Hay v. McKinley

267 S.E.2d 892 | Ga. Ct. App. | 1980

154 Ga. App. 288 (1980)
267 S.E.2d 892

HAY
v.
McKINLEY.

59327.

Court of Appeals of Georgia.

Argued February 6, 1980.
Decided April 9, 1980.

James B. Drew, Jr., for appellant.

Donald M. Comer, Chuck J. Driebe, for appellee.

BIRDSONG, Judge.

Breach of contract. The facts of this case show that appellants Mr. and Mrs. Hay undertook to purchase a 1973 Rambler auto from the appellee McKinley d/b/a Tempo Sales and Leasing Co. They traded an older model Cadillac plus $575 cash as the purchase price. McKinley was not present when the sale was consummated. The Hays took possession of the Rambler on the day of the sale, signed over title to the Cadillac to Tempo and left the Cadillac with Tempo. Mr. and Mrs. Hay were aware at the time of the sale that Tempo did not have present possession of the title to the Rambler. The bill of sale had notated thereon that tag and title transfer for the Rambler had been applied for. The Hays did not receive the tag or title transfer for two months at which time the actual owner notified the Hays that if he were not paid for the car he would repossess. Mrs. Hay testified that she contacted McKinley and was assured by McKinley that he was doing all he could to obtain title. In point of fact a wholesaler had made arrangements with salesmen on McKinley's used car lot to sell the Rambler and then to pay the wholesaler for the car. The wholesaler had not at that time obtained title to the Rambler. The ultimate agreement was for the wholesaler to take and sell the Cadillac as at least part payment. When the sale of the Cadillac did not materialize, the wholesaler demanded cash. When this was not forthcoming, the wholesaler refused to deliver to Tempo the title to the Rambler which the wholesaler had obtained after the sale to the Hays. Mr. and Mrs. Hay brought suit against McKinley seeking damages for breach of contract including the value of the Cadillac, rental of a replacement auto and the cash difference payment. By amendment, the Hays *289 added a count for fraud and deceit seeking punitive damages and attorney fees. The trial court granted partial summary judgment to the Hays on the issue of liability on the breach of contract (i.e., failure to deliver title) and following a non-jury trial rendered judgment to the Hays for the value of the Cadillac, rental and the cash payment. The trial court denied any recovery for fraud and deceit to include punitive damages or attorney fees. The trial court also denied a motion for a new trial in which complaint was made that the court erred in finding no fraud or deceit. Held:

1. We affirm. We are confronted in this case with what essentially is a question of fact. The trial court was warranted in believing that the Hays took the Rambler with knowledge that Tempo did not have title at the time of the sale but that title could be expected to be delivered in the future when obtained by Tempo. There is no evidence that Tempo knew or had reason to believe at the time of execution of the contract that it could never obtain title. In fact the evidence is undisputed that if the sale of the Cadillac had been accomplished, the wholesaler would have been satisfied and delivered title to the Rambler either to Tempo or the Hays. Moreover, it seems clear that even after Mrs. Hay became aware that there was difficulty in obtaining the title, she agreed to a continuation of the arrangement, seeking only the Rambler and title thereto. Based upon such evidence, the trial court properly concluded that a count of fraud and deceit would not lie. Fraud and deceit cannot be predicated upon statements which are promissory in their nature as to future acts. Motors Ins. Corp. v. Morgan, 117 Ga. App. 654, 656 (161 SE2d 382). Moreover, in this case the Hays elected to affirm the contract. Thus, they are bound by the terms of the contract and may not recover for asserted fraud and misrepresentation of the seller as to delivery of the title when they were on specific notice that the seller did not have title at the time of the sale. Gem City Motors v. Minton, 109 Ga. App. 842, 847 (137 SE2d 522).

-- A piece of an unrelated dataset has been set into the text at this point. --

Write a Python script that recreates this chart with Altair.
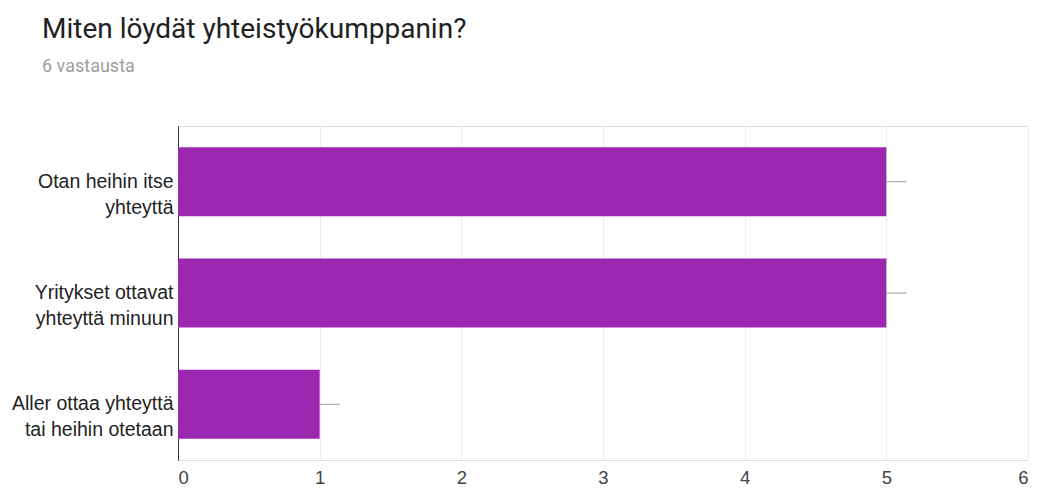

2. Specifically, in their four enumerations of error, appellants complain that the trial court erred in denying the motion for new trial; in concluding that there was no fraud and deceit; in concluding that the Hays affirmed the contract; and finding that the Hays were advised by Tempo that it did not have title at the time of the sale and thereafter did not inform the Hays that it could not obtain title. It is obvious that each of these enumerations involves factual matters. It is the law of this state that a trial judge's findings of fact, like the factual conclusions of a jury, are binding on appeal and unless wholly unsupported or clearly erroneous will not provide *290 SE2d 154). We conclude not only that the conclusions of the trial court are supported, but further, that they are the only ones reasonably that could have been made. We will not substitute our judgment for that of the trial court. The enumerations complaining of the factual determinations of the trial court are without merit.

Judgment affirmed. Deen, C. J., and Sognier, J., concur.